Trade‑offs and edge cases

  • Strings cross as owned: Reading large strings repeatedly into the guest will allocate.
  • Fan‑out duplication: Wide fan‑outs can multiply bytes in memory. Prefer routing trees that avoid unnecessary broadcast of large frames, or convert frames to compact encodings before fan‑out.
  • Regex costs: Regex predicates are compiled once, but matching is still non‑trivial. Use them judiciously and combine with cheaper predicates (has, prefix, numeric comparisons) to pre‑filter.
  • Huge objects: Extremely large JSON objects may reduce the effectiveness of borrowing. Consider pre‑normalizing at the source or switching to a more compact input encoding if you control the producer.

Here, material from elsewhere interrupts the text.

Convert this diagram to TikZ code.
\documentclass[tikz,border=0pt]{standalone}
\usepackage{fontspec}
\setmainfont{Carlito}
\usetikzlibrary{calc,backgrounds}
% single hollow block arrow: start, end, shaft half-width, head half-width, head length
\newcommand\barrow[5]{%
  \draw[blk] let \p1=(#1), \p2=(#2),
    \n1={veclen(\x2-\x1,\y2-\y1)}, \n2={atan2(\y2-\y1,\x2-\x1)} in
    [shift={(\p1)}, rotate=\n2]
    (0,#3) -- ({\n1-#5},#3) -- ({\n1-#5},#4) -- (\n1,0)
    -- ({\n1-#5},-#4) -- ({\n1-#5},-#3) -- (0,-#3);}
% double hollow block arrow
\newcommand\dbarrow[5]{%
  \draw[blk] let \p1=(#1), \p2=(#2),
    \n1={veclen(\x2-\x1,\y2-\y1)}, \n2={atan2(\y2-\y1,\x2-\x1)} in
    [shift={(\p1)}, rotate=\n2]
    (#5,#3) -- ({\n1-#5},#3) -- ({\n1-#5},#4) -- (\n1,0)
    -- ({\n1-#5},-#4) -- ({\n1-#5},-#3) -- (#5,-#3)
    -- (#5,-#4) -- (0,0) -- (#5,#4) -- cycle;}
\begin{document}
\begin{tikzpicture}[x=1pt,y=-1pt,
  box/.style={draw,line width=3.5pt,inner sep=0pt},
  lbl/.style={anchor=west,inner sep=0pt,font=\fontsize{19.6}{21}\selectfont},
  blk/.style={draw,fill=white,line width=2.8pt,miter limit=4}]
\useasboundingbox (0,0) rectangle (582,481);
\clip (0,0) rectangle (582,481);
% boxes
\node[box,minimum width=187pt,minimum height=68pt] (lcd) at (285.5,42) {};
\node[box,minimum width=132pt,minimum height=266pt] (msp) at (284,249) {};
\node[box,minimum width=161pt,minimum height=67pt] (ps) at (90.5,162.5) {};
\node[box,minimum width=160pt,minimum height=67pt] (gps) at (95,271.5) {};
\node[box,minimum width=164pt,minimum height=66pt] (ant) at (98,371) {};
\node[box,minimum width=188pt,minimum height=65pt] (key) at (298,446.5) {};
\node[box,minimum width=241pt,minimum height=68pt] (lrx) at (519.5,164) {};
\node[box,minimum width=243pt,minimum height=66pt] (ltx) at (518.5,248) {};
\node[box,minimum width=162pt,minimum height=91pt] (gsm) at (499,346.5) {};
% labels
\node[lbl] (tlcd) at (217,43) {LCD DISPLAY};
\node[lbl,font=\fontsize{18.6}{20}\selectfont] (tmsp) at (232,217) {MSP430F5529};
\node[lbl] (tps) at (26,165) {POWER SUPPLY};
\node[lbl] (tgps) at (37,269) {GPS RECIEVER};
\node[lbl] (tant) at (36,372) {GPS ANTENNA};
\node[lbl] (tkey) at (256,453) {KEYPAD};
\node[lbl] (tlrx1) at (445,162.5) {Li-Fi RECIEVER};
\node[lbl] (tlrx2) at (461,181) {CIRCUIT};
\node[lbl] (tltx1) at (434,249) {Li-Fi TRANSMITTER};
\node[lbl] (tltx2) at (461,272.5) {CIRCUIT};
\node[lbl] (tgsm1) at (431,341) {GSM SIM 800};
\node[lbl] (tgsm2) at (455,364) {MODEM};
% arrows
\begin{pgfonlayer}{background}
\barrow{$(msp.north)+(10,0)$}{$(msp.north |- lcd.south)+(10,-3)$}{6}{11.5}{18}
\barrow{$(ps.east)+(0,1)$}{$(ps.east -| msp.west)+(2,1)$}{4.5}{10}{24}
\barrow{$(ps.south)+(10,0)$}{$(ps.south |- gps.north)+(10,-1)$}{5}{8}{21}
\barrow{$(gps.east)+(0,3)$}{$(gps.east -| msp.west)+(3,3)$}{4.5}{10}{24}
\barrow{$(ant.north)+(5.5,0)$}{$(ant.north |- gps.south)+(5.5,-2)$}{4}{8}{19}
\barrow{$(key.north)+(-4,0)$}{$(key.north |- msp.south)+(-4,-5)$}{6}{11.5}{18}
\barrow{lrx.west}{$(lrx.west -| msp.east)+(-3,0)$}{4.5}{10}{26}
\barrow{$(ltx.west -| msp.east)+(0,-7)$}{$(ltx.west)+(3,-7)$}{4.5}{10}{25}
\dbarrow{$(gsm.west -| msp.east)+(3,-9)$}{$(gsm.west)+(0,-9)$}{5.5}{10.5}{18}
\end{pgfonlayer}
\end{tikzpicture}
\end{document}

Writing fast plugins (guest code)

Guidelines for authors:
  • Pull as few scalars as possible; prefer host‑side selectors for filtering.
  • Avoid building owned maps/arrays in the guest if you only need a subset of fields.
  • When emitting output, write in a single pass into a contiguous buffer; avoid per‑field allocations.
  • Keep process_logs pure and side‑effect free; move I/O to sinks for better parallelism and backpressure.

Observability

  • Per‑worker guest latency and input/output byte counters are recorded, letting you see when the guest becomes the bottleneck.
  • Batch sizes and flush timings are tunable; use metrics to find the optimal thresholds for your workload.

Benchmarks (how to measure)

If you want to validate performance on your hardware:
  • Use a realistic dataset (JSON Lines). There’s sample input data provided in plugins tests/.
  • Disable debug logging and compile in release mode.
  • Vary batch size and age; observe throughput and tail latencies.
  • Compare against a native baseline that uses simd-json and equivalent logic. Expect differences to be driven by guest logic and fan‑out patterns rather than boundary overhead.
The boundary overhead in this design is small and mostly constant per scalar accessed; you should see line‑rate scaling until CPU saturates on parsing or guest logic.